Official wizard of New Zealand dropped from payroll following two-decade spell
The official Wizard of New Zealand has been dropped from the public payroll following more than two decades in the job, according to reports.
British-born Ian or "Jack" Brackenbury Channell, 88, had been contracted by Christchurch council for the last 23 years to promote the city through "acts of wizardry and other wizard-like services".
But his $16,000 (more than £8,000) a year contract has now been dropped because it is understood his services no longer fitted in with tourism bosses' modern plans for the city.
Mr Channell slammed the council as a "bunch of bureaucrats who have no imagination" and insisted "I am the original image of Christchurch".
“I don’t like being cancelled," the Wizard was quoted as saying in New Zealand news site Stuff.
“They are not thinking of ways to promote Christchurch overseas. They are just projecting an image of bureaucrats drinking lattes on the boulevard," he added.
“It makes no difference. I will still keep going.
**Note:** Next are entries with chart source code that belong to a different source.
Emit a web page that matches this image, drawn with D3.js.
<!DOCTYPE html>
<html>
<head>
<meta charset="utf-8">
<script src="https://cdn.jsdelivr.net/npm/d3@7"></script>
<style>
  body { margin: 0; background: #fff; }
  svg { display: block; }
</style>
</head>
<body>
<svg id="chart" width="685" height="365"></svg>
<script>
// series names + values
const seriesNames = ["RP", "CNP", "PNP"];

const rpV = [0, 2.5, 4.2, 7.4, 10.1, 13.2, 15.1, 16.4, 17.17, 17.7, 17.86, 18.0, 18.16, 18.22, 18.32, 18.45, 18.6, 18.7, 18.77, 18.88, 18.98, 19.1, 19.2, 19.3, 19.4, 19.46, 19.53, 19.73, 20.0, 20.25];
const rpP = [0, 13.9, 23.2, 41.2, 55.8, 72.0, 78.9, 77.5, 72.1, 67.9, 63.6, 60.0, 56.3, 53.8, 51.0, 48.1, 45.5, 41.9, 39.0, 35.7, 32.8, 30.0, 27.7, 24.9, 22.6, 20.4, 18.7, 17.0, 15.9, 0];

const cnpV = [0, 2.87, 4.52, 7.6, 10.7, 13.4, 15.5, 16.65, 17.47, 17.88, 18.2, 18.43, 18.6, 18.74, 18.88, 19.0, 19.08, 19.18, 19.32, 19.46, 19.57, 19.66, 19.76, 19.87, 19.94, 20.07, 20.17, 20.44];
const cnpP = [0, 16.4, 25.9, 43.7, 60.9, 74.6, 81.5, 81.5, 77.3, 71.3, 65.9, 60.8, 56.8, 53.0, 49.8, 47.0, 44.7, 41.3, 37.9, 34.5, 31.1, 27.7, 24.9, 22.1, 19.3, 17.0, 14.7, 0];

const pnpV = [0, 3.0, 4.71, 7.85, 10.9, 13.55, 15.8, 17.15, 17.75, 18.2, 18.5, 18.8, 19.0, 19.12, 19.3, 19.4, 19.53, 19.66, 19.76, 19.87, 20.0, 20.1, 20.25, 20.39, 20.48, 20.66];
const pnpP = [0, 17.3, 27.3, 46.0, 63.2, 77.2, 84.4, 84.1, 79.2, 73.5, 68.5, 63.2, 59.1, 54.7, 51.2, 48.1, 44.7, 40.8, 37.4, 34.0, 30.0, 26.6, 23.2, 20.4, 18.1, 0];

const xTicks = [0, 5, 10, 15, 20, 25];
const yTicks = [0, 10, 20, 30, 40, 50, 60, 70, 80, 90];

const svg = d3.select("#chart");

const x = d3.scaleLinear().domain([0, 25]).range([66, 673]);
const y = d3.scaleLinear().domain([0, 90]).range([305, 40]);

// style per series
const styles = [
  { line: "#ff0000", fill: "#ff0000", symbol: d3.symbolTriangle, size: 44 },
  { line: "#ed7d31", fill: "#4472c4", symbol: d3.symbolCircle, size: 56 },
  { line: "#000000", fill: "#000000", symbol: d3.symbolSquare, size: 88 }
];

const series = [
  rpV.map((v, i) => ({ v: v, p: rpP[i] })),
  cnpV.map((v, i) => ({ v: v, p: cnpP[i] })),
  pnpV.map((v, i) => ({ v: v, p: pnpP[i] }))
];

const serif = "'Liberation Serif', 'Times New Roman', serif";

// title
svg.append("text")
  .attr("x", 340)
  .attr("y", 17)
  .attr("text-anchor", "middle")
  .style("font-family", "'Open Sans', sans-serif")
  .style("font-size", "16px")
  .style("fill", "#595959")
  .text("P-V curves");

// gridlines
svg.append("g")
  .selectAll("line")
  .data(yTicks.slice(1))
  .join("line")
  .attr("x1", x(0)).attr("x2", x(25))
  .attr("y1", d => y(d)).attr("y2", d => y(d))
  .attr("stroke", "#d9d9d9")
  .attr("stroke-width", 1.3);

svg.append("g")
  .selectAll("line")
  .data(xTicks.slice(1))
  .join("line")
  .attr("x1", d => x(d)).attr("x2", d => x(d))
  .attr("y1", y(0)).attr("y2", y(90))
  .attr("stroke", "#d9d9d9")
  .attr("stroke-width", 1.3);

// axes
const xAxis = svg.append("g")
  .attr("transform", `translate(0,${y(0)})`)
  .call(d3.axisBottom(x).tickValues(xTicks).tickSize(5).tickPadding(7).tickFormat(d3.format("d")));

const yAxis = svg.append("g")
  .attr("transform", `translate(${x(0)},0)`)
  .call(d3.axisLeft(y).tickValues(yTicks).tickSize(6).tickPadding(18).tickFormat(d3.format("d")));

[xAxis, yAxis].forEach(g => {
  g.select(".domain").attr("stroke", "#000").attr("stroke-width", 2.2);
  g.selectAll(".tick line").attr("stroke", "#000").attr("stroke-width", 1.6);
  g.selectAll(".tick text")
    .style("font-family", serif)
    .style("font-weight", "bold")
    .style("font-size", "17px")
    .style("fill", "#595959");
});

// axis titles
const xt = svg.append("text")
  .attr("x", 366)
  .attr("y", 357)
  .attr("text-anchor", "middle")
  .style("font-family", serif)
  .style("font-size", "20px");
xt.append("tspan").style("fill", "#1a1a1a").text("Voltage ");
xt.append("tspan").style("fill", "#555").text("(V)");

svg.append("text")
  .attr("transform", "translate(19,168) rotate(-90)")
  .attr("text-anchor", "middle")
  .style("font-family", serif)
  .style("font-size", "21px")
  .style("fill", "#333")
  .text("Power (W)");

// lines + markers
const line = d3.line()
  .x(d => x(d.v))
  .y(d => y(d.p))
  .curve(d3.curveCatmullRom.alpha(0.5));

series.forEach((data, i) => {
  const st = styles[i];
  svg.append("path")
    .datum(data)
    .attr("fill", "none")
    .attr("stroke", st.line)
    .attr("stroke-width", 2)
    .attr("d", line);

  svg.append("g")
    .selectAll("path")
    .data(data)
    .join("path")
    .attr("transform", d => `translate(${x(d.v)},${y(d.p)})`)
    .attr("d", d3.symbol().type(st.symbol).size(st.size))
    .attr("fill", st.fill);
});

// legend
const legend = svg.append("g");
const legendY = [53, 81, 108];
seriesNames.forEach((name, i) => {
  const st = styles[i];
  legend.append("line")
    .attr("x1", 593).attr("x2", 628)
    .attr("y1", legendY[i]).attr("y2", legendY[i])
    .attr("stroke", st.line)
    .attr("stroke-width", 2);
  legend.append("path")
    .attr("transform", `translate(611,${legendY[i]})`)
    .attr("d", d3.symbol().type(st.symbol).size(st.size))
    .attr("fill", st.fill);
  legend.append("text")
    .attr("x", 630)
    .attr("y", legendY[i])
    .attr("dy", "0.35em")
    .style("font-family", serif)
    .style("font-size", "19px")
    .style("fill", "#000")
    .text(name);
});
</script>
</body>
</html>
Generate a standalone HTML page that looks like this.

They will have to kill me to stop me.”
Mr Channell took up the paid job with the council in 1998.
He was hailed as a "living work of art" by the country's Art Gallery Directors Association in 1982, and two years later, then-prime minister Mike Moore wrote to him asking if he would become the official Wizard of New Zealand.
The Wizard is understood to receive his final payment from the council in December, after earning $368,000 (almost £190,000) over his two-decade spell.
"It's a hard life... Wizards never retire," he told ITV's This Morning programme last year:
He told ITV's This Morning programme in an interview in August last year that he would never give up his "craft" and said he has a "huge following amongst the ordinary people - the hobbits".
Mr Channell said: "Wizards can't retire. We either have to drop dead or be outsmarted by some better Wizard and humiliated. There's always a battle for supremacy."
"It's a hard life because there's no support group for wizards, unlike the church, the university, the political system - we're on our own," he added.
"Every step of the way we have to fight for our existence."Council assistant chief executive Lynn McClelland told news site Stuff it was a "difficult decision" to cancel the contract and thanked him for his work.
She said bosses wanted to focus on different promotional programmes to "reflect our diverse communities and showcase a vibrant, diverse, modern city that is attractive to residents, domestic and international visitors, new businesses, and skilled migrant workers.”